# Objective
Quote the listing below in its entirety, omitting every image.

# Source data
________________________________________
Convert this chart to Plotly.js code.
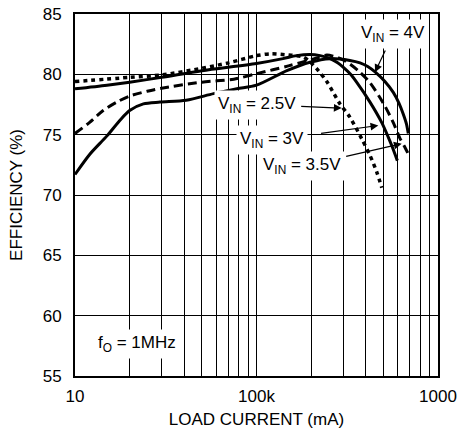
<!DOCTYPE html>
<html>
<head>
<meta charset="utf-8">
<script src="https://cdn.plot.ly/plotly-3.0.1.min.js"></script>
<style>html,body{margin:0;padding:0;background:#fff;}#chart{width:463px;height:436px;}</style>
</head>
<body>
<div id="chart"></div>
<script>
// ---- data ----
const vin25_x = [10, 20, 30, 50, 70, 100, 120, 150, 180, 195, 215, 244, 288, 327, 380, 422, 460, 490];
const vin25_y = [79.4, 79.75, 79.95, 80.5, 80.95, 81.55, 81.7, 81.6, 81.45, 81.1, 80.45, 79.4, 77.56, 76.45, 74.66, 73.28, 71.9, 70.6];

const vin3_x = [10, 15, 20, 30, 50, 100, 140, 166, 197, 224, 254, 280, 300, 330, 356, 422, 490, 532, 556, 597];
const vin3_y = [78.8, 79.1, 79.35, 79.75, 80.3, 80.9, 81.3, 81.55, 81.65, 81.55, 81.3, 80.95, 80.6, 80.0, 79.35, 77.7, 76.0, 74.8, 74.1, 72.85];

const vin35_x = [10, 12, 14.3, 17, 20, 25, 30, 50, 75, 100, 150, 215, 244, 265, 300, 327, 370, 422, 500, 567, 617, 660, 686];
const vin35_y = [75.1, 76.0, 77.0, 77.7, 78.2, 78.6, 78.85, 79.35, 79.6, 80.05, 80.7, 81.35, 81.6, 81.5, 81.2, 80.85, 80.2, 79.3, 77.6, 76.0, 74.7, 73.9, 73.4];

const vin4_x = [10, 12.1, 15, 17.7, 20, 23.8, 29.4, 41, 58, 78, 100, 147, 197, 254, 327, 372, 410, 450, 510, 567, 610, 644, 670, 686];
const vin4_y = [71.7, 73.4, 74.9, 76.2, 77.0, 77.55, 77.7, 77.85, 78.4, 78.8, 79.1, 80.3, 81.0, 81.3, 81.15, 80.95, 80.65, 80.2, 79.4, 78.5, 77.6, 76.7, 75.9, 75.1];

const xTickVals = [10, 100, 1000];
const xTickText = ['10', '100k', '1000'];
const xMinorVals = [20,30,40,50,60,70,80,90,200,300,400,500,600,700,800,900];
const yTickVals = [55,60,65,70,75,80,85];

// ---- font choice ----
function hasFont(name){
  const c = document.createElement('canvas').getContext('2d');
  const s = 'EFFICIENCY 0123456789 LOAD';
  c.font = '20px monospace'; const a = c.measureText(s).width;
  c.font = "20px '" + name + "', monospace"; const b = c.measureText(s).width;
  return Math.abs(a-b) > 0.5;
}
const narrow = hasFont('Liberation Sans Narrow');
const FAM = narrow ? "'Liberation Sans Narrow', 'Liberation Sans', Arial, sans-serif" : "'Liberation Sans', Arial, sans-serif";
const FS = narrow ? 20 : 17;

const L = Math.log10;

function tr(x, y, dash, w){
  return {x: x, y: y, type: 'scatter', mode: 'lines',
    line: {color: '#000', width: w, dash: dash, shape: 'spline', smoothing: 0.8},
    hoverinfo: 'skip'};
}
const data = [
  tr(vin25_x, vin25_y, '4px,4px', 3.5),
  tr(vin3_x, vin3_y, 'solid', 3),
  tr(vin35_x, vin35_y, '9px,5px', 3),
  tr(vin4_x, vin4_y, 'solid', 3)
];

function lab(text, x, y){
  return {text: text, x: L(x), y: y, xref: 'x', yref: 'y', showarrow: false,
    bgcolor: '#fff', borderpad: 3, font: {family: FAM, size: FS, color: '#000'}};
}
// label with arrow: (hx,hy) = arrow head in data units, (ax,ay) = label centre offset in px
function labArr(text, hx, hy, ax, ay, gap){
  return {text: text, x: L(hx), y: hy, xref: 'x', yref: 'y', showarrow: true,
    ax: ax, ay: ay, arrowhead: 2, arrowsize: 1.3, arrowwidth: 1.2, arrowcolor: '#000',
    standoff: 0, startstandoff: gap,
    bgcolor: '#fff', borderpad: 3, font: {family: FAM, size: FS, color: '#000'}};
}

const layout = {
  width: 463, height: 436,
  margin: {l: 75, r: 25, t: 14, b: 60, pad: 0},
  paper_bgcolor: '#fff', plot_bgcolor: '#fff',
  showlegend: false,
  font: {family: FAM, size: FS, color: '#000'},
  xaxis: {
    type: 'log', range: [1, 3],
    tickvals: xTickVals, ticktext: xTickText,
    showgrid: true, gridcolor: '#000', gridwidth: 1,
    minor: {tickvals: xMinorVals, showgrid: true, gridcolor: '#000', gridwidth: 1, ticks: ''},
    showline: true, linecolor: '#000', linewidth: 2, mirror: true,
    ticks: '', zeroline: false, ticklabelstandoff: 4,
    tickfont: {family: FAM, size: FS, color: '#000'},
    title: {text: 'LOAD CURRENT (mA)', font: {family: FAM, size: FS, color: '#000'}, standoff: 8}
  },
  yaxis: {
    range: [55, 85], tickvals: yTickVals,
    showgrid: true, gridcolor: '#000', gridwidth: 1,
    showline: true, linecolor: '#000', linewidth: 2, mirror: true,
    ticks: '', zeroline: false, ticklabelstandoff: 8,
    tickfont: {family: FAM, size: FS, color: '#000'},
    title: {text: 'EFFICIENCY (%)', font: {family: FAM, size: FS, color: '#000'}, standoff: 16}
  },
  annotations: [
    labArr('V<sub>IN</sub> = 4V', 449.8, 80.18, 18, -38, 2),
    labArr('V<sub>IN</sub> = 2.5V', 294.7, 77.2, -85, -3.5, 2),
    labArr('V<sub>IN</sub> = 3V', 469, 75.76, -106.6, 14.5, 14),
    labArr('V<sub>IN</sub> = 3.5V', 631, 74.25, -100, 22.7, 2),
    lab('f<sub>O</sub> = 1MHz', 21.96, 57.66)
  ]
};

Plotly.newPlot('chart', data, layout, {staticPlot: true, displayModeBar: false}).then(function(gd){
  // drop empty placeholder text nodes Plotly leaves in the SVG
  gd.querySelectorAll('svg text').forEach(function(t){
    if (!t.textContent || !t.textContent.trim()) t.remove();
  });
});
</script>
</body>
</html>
________________________________________
# Complete response
Convert this chart to Plotly.js code.
<!DOCTYPE html>
<html>
<head>
<meta charset="utf-8">
<script src="https://cdn.plot.ly/plotly-3.0.1.min.js"></script>
<style>html,body{margin:0;padding:0;background:#fff;}#chart{width:463px;height:436px;}</style>
</head>
<body>
<div id="chart"></div>
<script>
// ---- data ----
const vin25_x = [10, 20, 30, 50, 70, 100, 120, 150, 180, 195, 215, 244, 288, 327, 380, 422, 460, 490];
const vin25_y = [79.4, 79.75, 79.95, 80.5, 80.95, 81.55, 81.7, 81.6, 81.45, 81.1, 80.45, 79.4, 77.56, 76.45, 74.66, 73.28, 71.9, 70.6];

const vin3_x = [10, 15, 20, 30, 50, 100, 140, 166, 197, 224, 254, 280, 300, 330, 356, 422, 490, 532, 556, 597];
const vin3_y = [78.8, 79.1, 79.35, 79.75, 80.3, 80.9, 81.3, 81.55, 81.65, 81.55, 81.3, 80.95, 80.6, 80.0, 79.35, 77.7, 76.0, 74.8, 74.1, 72.85];

const vin35_x = [10, 12, 14.3, 17, 20, 25, 30, 50, 75, 100, 150, 215, 244, 265, 300, 327, 370, 422, 500, 567, 617, 660, 686];
const vin35_y = [75.1, 76.0, 77.0, 77.7, 78.2, 78.6, 78.85, 79.35, 79.6, 80.05, 80.7, 81.35, 81.6, 81.5, 81.2, 80.85, 80.2, 79.3, 77.6, 76.0, 74.7, 73.9, 73.4];

const vin4_x = [10, 12.1, 15, 17.7, 20, 23.8, 29.4, 41, 58, 78, 100, 147, 197, 254, 327, 372, 410, 450, 510, 567, 610, 644, 670, 686];
const vin4_y = [71.7, 73.4, 74.9, 76.2, 77.0, 77.55, 77.7, 77.85, 78.4, 78.8, 79.1, 80.3, 81.0, 81.3, 81.15, 80.95, 80.65, 80.2, 79.4, 78.5, 77.6, 76.7, 75.9, 75.1];

const xTickVals = [10, 100, 1000];
const xTickText = ['10', '100k', '1000'];
const xMinorVals = [20,30,40,50,60,70,80,90,200,300,400,500,600,700,800,900];
const yTickVals = [55,60,65,70,75,80,85];

// ---- font choice ----
function hasFont(name){
  const c = document.createElement('canvas').getContext('2d');
  const s = 'EFFICIENCY 0123456789 LOAD';
  c.font = '20px monospace'; const a = c.measureText(s).width;
  c.font = "20px '" + name + "', monospace"; const b = c.measureText(s).width;
  return Math.abs(a-b) > 0.5;
}
const narrow = hasFont('Liberation Sans Narrow');
const FAM = narrow ? "'Liberation Sans Narrow', 'Liberation Sans', Arial, sans-serif" : "'Liberation Sans', Arial, sans-serif";
const FS = narrow ? 20 : 17;

const L = Math.log10;

function tr(x, y, dash, w){
  return {x: x, y: y, type: 'scatter', mode: 'lines',
    line: {color: '#000', width: w, dash: dash, shape: 'spline', smoothing: 0.8},
    hoverinfo: 'skip'};
}
const data = [
  tr(vin25_x, vin25_y, '4px,4px', 3.5),
  tr(vin3_x, vin3_y, 'solid', 3),
  tr(vin35_x, vin35_y, '9px,5px', 3),
  tr(vin4_x, vin4_y, 'solid', 3)
];

function lab(text, x, y){
  return {text: text, x: L(x), y: y, xref: 'x', yref: 'y', showarrow: false,
    bgcolor: '#fff', borderpad: 3, font: {family: FAM, size: FS, color: '#000'}};
}
// label with arrow: (hx,hy) = arrow head in data units, (ax,ay) = label centre offset in px
function labArr(text, hx, hy, ax, ay, gap){
  return {text: text, x: L(hx), y: hy, xref: 'x', yref: 'y', showarrow: true,
    ax: ax, ay: ay, arrowhead: 2, arrowsize: 1.3, arrowwidth: 1.2, arrowcolor: '#000',
    standoff: 0, startstandoff: gap,
    bgcolor: '#fff', borderpad: 3, font: {family: FAM, size: FS, color: '#000'}};
}

const layout = {
  width: 463, height: 436,
  margin: {l: 75, r: 25, t: 14, b: 60, pad: 0},
  paper_bgcolor: '#fff', plot_bgcolor: '#fff',
  showlegend: false,
  font: {family: FAM, size: FS, color: '#000'},
  xaxis: {
    type: 'log', range: [1, 3],
    tickvals: xTickVals, ticktext: xTickText,
    showgrid: true, gridcolor: '#000', gridwidth: 1,
    minor: {tickvals: xMinorVals, showgrid: true, gridcolor: '#000', gridwidth: 1, ticks: ''},
    showline: true, linecolor: '#000', linewidth: 2, mirror: true,
    ticks: '', zeroline: false, ticklabelstandoff: 4,
    tickfont: {family: FAM, size: FS, color: '#000'},
    title: {text: 'LOAD CURRENT (mA)', font: {family: FAM, size: FS, color: '#000'}, standoff: 8}
  },
  yaxis: {
    range: [55, 85], tickvals: yTickVals,
    showgrid: true, gridcolor: '#000', gridwidth: 1,
    showline: true, linecolor: '#000', linewidth: 2, mirror: true,
    ticks: '', zeroline: false, ticklabelstandoff: 8,
    tickfont: {family: FAM, size: FS, color: '#000'},
    title: {text: 'EFFICIENCY (%)', font: {family: FAM, size: FS, color: '#000'}, standoff: 16}
  },
  annotations: [
    labArr('V<sub>IN</sub> = 4V', 449.8, 80.18, 18, -38, 2),
    labArr('V<sub>IN</sub> = 2.5V', 294.7, 77.2, -85, -3.5, 2),
    labArr('V<sub>IN</sub> = 3V', 469, 75.76, -106.6, 14.5, 14),
    labArr('V<sub>IN</sub> = 3.5V', 631, 74.25, -100, 22.7, 2),
    lab('f<sub>O</sub> = 1MHz', 21.96, 57.66)
  ]
};

Plotly.newPlot('chart', data, layout, {staticPlot: true, displayModeBar: false}).then(function(gd){
  // drop empty placeholder text nodes Plotly leaves in the SVG
  gd.querySelectorAll('svg text').forEach(function(t){
    if (!t.textContent || !t.textContent.trim()) t.remove();
  });
});
</script>
</body>
</html>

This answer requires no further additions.